— Work to do —
Write out, word for word, only the data from its first line to the line containing "(title) at (1247,251)".

========================================

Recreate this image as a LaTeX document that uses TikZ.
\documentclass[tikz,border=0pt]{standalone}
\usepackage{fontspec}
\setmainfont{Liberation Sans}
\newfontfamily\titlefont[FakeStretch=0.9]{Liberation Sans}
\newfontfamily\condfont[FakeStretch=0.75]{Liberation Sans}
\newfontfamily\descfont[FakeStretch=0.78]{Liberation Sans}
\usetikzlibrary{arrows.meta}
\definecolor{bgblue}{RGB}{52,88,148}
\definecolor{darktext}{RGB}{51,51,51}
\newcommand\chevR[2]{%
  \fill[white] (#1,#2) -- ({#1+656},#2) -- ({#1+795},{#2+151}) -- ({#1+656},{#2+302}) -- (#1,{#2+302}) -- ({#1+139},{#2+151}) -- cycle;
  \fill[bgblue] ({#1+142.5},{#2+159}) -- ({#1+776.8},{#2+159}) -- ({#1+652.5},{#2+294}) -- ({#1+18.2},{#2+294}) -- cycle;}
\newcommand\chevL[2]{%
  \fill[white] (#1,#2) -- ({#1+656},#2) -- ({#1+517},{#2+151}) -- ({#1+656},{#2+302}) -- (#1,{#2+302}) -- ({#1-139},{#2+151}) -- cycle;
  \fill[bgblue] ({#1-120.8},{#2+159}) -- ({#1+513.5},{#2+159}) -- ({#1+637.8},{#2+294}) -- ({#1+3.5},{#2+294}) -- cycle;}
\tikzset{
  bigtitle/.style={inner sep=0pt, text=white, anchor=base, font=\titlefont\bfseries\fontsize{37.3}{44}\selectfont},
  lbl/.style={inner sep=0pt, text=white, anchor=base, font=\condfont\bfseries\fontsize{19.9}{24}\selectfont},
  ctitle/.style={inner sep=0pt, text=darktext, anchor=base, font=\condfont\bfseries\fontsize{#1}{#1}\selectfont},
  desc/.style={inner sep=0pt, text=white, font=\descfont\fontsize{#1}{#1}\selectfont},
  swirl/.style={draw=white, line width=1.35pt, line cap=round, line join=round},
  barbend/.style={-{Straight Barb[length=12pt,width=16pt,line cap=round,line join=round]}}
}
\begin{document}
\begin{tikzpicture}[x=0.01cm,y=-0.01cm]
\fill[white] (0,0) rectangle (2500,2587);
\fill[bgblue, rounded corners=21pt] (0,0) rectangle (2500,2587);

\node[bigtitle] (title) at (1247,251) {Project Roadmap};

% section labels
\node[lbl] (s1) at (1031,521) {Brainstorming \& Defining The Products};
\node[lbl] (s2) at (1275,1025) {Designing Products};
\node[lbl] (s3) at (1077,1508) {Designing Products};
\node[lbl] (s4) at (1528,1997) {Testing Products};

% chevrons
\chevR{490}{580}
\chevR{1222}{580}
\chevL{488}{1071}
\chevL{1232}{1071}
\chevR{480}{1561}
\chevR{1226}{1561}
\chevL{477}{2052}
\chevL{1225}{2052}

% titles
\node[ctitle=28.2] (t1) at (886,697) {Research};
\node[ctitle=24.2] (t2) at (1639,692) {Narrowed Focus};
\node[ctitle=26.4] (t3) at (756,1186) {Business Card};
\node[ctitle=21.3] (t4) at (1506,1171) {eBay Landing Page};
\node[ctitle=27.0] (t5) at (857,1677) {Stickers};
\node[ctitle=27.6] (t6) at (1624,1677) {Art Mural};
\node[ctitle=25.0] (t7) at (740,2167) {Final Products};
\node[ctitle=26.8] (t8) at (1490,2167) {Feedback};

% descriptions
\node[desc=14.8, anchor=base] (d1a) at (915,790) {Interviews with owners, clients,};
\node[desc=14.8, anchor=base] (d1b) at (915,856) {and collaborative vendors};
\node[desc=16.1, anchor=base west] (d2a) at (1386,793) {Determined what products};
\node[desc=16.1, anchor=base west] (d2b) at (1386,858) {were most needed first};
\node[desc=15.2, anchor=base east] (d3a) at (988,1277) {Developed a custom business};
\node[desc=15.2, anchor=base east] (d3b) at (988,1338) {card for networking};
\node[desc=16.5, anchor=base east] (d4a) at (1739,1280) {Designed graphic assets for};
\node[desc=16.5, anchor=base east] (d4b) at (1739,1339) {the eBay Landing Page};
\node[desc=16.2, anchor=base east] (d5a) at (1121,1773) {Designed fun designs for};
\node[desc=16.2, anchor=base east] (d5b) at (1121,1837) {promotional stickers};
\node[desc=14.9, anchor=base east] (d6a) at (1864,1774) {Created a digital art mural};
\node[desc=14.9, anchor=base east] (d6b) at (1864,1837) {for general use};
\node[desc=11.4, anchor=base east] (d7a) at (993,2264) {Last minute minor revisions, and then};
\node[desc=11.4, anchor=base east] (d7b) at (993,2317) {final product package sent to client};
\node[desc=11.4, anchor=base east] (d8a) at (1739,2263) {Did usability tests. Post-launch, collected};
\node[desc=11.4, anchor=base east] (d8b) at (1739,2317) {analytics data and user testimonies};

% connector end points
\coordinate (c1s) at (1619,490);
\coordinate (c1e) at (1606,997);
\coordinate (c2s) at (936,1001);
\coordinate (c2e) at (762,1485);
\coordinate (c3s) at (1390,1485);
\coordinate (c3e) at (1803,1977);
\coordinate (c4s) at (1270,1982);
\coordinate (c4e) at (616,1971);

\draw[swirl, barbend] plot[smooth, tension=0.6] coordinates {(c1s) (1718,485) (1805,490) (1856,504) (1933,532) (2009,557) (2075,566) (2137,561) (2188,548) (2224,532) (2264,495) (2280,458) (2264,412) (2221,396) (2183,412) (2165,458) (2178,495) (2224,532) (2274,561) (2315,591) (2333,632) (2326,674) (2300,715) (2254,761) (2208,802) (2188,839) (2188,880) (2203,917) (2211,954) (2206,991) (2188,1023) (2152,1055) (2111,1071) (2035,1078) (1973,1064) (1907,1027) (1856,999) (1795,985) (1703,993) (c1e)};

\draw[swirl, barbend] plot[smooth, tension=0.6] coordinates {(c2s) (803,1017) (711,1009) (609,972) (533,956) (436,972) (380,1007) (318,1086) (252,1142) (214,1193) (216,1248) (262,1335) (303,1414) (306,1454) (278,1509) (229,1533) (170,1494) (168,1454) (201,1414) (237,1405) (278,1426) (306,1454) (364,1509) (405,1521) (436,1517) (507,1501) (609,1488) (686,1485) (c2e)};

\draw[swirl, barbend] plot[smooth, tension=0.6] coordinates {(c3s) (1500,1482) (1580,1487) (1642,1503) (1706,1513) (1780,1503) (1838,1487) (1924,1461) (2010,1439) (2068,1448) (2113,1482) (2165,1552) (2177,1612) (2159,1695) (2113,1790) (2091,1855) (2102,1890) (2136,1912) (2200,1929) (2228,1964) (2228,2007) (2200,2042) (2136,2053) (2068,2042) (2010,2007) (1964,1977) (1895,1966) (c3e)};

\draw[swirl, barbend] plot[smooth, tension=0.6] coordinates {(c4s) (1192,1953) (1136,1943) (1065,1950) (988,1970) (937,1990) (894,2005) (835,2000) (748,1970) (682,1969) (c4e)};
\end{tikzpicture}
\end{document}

========================================

— Reply —
Recreate this image as a LaTeX document that uses TikZ.
\documentclass[tikz,border=0pt]{standalone}
\usepackage{fontspec}
\setmainfont{Liberation Sans}
\newfontfamily\titlefont[FakeStretch=0.9]{Liberation Sans}
\newfontfamily\condfont[FakeStretch=0.75]{Liberation Sans}
\newfontfamily\descfont[FakeStretch=0.78]{Liberation Sans}
\usetikzlibrary{arrows.meta}
\definecolor{bgblue}{RGB}{52,88,148}
\definecolor{darktext}{RGB}{51,51,51}
\newcommand\chevR[2]{%
  \fill[white] (#1,#2) -- ({#1+656},#2) -- ({#1+795},{#2+151}) -- ({#1+656},{#2+302}) -- (#1,{#2+302}) -- ({#1+139},{#2+151}) -- cycle;
  \fill[bgblue] ({#1+142.5},{#2+159}) -- ({#1+776.8},{#2+159}) -- ({#1+652.5},{#2+294}) -- ({#1+18.2},{#2+294}) -- cycle;}
\newcommand\chevL[2]{%
  \fill[white] (#1,#2) -- ({#1+656},#2) -- ({#1+517},{#2+151}) -- ({#1+656},{#2+302}) -- (#1,{#2+302}) -- ({#1-139},{#2+151}) -- cycle;
  \fill[bgblue] ({#1-120.8},{#2+159}) -- ({#1+513.5},{#2+159}) -- ({#1+637.8},{#2+294}) -- ({#1+3.5},{#2+294}) -- cycle;}
\tikzset{
  bigtitle/.style={inner sep=0pt, text=white, anchor=base, font=\titlefont\bfseries\fontsize{37.3}{44}\selectfont},
  lbl/.style={inner sep=0pt, text=white, anchor=base, font=\condfont\bfseries\fontsize{19.9}{24}\selectfont},
  ctitle/.style={inner sep=0pt, text=darktext, anchor=base, font=\condfont\bfseries\fontsize{#1}{#1}\selectfont},
  desc/.style={inner sep=0pt, text=white, font=\descfont\fontsize{#1}{#1}\selectfont},
  swirl/.style={draw=white, line width=1.35pt, line cap=round, line join=round},
  barbend/.style={-{Straight Barb[length=12pt,width=16pt,line cap=round,line join=round]}}
}
\begin{document}
\begin{tikzpicture}[x=0.01cm,y=-0.01cm]
\fill[white] (0,0) rectangle (2500,2587);
\fill[bgblue, rounded corners=21pt] (0,0) rectangle (2500,2587);

\node[bigtitle] (title) at (1247,251) {Project Roadmap};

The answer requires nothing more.